_To do_
Extract everything from the first line through the line with "width=width, color=bar_color, zorder=3)", both ends included, except for any pictures.

────────────────────

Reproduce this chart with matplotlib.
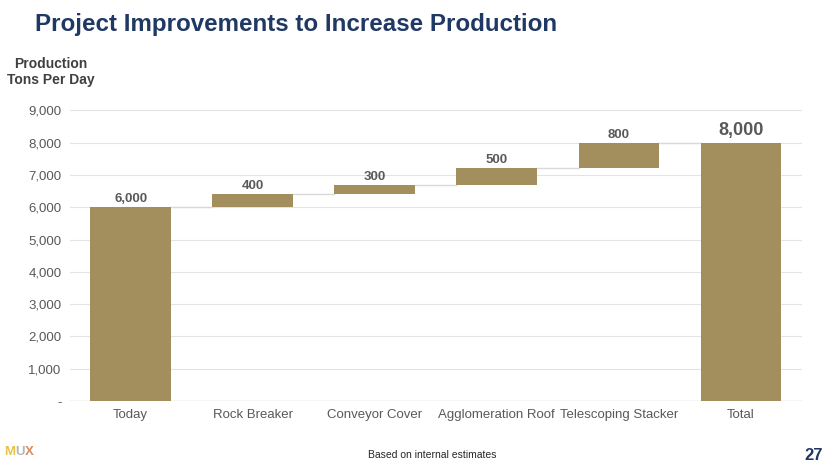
import numpy as np
import matplotlib.pyplot as plt

# Waterfall data (tons per day)
categories = ["Today", "Rock Breaker", "Conveyor Cover", "Agglomeration Roof",
              "Telescoping Stacker", "Total"]
values = [6000, 400, 300, 500, 800, 8000]
is_total = [True, False, False, False, False, True]
y_ticks = [0, 1000, 2000, 3000, 4000, 5000, 6000, 7000, 8000, 9000]

bar_color = "#A38F5E"
text_gray = "#595959"
navy = "#1F3864"

plt.rcParams["font.family"] = ["Liberation Sans", "DejaVu Sans"]

fig = plt.figure(figsize=(8.3, 4.67), dpi=100)
ax = fig.add_axes([0.084, 0.141, 0.882, 0.623])

# compute bottoms for waterfall
bottoms = []
running = 0
for v, tot in zip(values, is_total):
    if tot:
        bottoms.append(0)
        running = v
    else:
        bottoms.append(running)
        running += v

x = np.arange(len(categories))
width = 0.66
ax.bar(x, values, bottom=bottoms, width=width, color=bar_color, zorder=3)

# connector lines between bars
for i in range(len(values) - 1):
    level = bottoms[i] + values[i]
    ax.plot([x[i] + width / 2, x[i + 1] - width / 2], [level, level],
            color="#D9D9D9", lw=1, zorder=2)

# value labels
for i, (v, b) in enumerate(zip(values, bottoms)):
    big = i == len(values) - 1
    ax.text(x[i], b + v + (110 if big else 60), f"{v:,}", ha="center", va="bottom",
            fontsize=13 if big else 9.5, fontweight="bold", color=text_gray, zorder=4)

ax.set_xlim(-0.5, len(categories) - 0.5)
ax.set_ylim(0, 9000)
ax.set_yticks(y_ticks)
ax.set_yticklabels(["-"] + [f"{t:,}" for t in y_ticks[1:]])
ax.set_xticks(x)
ax.set_xticklabels(categories)
ax.tick_params(axis="both", length=0, labelsize=9.5, colors=text_gray)
ax.tick_params(axis="x", pad=6)
ax.tick_params(axis="y", pad=6)
ax.grid(axis="y", color="#E3E3E3", lw=0.8, zorder=0)
for s in ax.spines.values():
    s.set_visible(False)
ax.axhline(0, color="#D9D9D9", lw=1, zorder=1)

# titles and annotations
fig.text(35 / 830, 1 - 25 / 467, "Project Improvements to Increase Production",
         fontsize=17.4, fontweight="bold", color=navy, va="center", ha="left")
fig.text(51 / 830, 1 - 72 / 467, "Production\nTons Per Day", fontsize=10,
         fontweight="bold", color="#404040", ha="center", va="center",
         linespacing=1.2)
fig.text(432 / 830, 1 - 455 / 467, "Based on internal estimates", fontsize=7.5,
         color="#262626", ha="center", va="center")
fig.text(823 / 830, 1 - 455 / 467, "27", fontsize=12, fontweight="bold",
         color=navy, ha="right", va="center")

# MUX logo as coloured letters
logo_x = 4 / 830
for letter, col in zip("MUX", ["#E6C24A", "#B5B5B5", "#D98C5F"]):
    t = fig.text(logo_x, 1 - 452 / 467, letter, fontsize=9.5, fontweight="bold",
                 color=col, ha="left", va="center")
    fig.canvas.draw()
    bb = t.get_window_extent()
    logo_x = bb.x1 / fig.bbox.width

fig.savefig("out.png", dpi=100)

────────────────────

_Answer to the task_
Reproduce this chart with matplotlib.
import numpy as np
import matplotlib.pyplot as plt

# Waterfall data (tons per day)
categories = ["Today", "Rock Breaker", "Conveyor Cover", "Agglomeration Roof",
              "Telescoping Stacker", "Total"]
values = [6000, 400, 300, 500, 800, 8000]
is_total = [True, False, False, False, False, True]
y_ticks = [0, 1000, 2000, 3000, 4000, 5000, 6000, 7000, 8000, 9000]

bar_color = "#A38F5E"
text_gray = "#595959"
navy = "#1F3864"

plt.rcParams["font.family"] = ["Liberation Sans", "DejaVu Sans"]

fig = plt.figure(figsize=(8.3, 4.67), dpi=100)
ax = fig.add_axes([0.084, 0.141, 0.882, 0.623])

# compute bottoms for waterfall
bottoms = []
running = 0
for v, tot in zip(values, is_total):
    if tot:
        bottoms.append(0)
        running = v
    else:
        bottoms.append(running)
        running += v

x = np.arange(len(categories))
width = 0.66
ax.bar(x, values, bottom=bottoms, width=width, color=bar_color, zorder=3)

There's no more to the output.